International donors at a conference in Oslo pledged $672 million for the next three years in new money, $457 million of which was for 2017, Norway’s foreign minister said.
The United Nations, which says it needs $1.5 billion in humanitarian aid for the region this year, had previously raised $19 million towards this target.
The presence of Boko Haram militants has prevented farmers from planting crops or accessing Lake Chad to provide water for their animals. Fishermen have also been prevented from accessing the lake which is shared between Cameroon, Niger, Nigeria and Chad, aid experts say.
Boko Haram militants have killed around 15,000 people and forced more than 2 million from their homes during a seven-year insurgency.
Despite having been pushed out of the vast swathes of territory they controlled in 2014, their attacks and the counter operations by Nigerian authorities still disrupt vital economic activity, officials say.
The most urgent need is to reach 2.8 million people with rice or sorghum, or cash to buy supplies, by July, the U.N. World Food Programme (WFP) said.
“We are in the lean season and people’s supplies are depleted. We need to avoid a famine,” Abdou Dieng, the WFP’s country director for West and Central Africa, told Reuters.
Overall 10.7 million people — roughly 2 out of 3 inhabitants — need humanitarian help such as food, water, education or protection, the U.N.’s Office for the Coordination of Humanitarian Affairs (OCHA) said.
The United States, a major aid donor to the region in previous years, did not pledge any money on Friday.

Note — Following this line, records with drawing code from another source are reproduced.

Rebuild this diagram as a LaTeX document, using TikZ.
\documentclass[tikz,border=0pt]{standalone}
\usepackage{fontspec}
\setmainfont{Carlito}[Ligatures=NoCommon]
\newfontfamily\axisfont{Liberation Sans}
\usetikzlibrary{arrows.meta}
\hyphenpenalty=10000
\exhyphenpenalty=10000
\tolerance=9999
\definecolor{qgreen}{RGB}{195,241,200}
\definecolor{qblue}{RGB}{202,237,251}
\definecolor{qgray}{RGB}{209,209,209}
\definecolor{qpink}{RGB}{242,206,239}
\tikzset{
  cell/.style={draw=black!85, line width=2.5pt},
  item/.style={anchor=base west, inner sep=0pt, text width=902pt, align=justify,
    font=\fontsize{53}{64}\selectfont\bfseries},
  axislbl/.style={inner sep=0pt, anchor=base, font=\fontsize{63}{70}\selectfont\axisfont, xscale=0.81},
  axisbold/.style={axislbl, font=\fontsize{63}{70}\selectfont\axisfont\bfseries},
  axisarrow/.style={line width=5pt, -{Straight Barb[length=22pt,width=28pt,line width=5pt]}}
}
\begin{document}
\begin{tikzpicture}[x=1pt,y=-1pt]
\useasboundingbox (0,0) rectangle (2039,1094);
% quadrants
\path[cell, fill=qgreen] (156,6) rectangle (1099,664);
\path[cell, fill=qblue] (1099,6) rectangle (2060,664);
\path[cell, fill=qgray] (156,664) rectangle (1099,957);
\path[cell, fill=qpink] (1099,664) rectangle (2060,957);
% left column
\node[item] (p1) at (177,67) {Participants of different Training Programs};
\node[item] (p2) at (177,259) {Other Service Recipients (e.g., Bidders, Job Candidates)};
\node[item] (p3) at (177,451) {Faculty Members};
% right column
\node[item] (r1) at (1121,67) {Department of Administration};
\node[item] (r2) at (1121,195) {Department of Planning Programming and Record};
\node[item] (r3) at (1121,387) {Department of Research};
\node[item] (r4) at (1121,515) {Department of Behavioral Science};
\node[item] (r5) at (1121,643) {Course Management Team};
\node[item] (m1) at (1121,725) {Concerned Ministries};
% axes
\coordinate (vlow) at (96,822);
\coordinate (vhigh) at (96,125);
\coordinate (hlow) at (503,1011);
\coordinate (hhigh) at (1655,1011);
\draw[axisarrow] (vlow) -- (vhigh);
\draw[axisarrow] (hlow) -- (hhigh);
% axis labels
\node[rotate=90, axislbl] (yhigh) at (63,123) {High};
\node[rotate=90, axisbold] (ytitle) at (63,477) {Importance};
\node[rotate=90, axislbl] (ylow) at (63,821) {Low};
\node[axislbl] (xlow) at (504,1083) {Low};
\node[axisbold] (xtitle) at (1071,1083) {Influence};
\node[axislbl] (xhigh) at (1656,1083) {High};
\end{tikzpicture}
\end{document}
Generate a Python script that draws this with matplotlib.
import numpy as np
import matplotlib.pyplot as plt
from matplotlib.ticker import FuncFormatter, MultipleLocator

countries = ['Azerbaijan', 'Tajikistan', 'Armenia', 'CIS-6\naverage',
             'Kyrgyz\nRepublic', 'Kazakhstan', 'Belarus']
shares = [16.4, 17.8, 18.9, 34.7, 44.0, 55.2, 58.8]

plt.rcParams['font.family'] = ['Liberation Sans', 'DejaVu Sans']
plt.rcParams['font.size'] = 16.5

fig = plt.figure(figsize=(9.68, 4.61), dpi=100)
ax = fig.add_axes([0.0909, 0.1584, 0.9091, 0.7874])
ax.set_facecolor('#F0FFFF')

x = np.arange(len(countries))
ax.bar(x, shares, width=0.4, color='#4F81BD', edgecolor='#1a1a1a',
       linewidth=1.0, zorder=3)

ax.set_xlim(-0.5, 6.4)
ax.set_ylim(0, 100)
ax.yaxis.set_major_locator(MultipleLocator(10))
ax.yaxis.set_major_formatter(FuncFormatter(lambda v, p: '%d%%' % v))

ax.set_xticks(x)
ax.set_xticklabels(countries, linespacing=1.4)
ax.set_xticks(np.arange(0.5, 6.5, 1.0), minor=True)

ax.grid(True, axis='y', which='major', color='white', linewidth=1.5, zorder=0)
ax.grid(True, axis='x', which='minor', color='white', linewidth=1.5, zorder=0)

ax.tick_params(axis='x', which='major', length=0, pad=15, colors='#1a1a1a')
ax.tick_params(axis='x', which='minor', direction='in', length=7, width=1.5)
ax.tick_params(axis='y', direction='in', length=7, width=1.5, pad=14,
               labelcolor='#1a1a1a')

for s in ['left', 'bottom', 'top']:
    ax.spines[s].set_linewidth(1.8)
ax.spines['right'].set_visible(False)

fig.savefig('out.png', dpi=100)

Stephen O’Brien, the U.N. emergency relief coordinator, said this was because the U.S. administration was still in transition following November’s election.
Half a million children aged under five are suffering from severe acute malnutrition.
“One in five could die and the others could suffer severe long-term consequences, such as stunting,” Manuel Fontaine, the U.N. children’s fund UNICEF’s head of emergency programmes, told Reuters.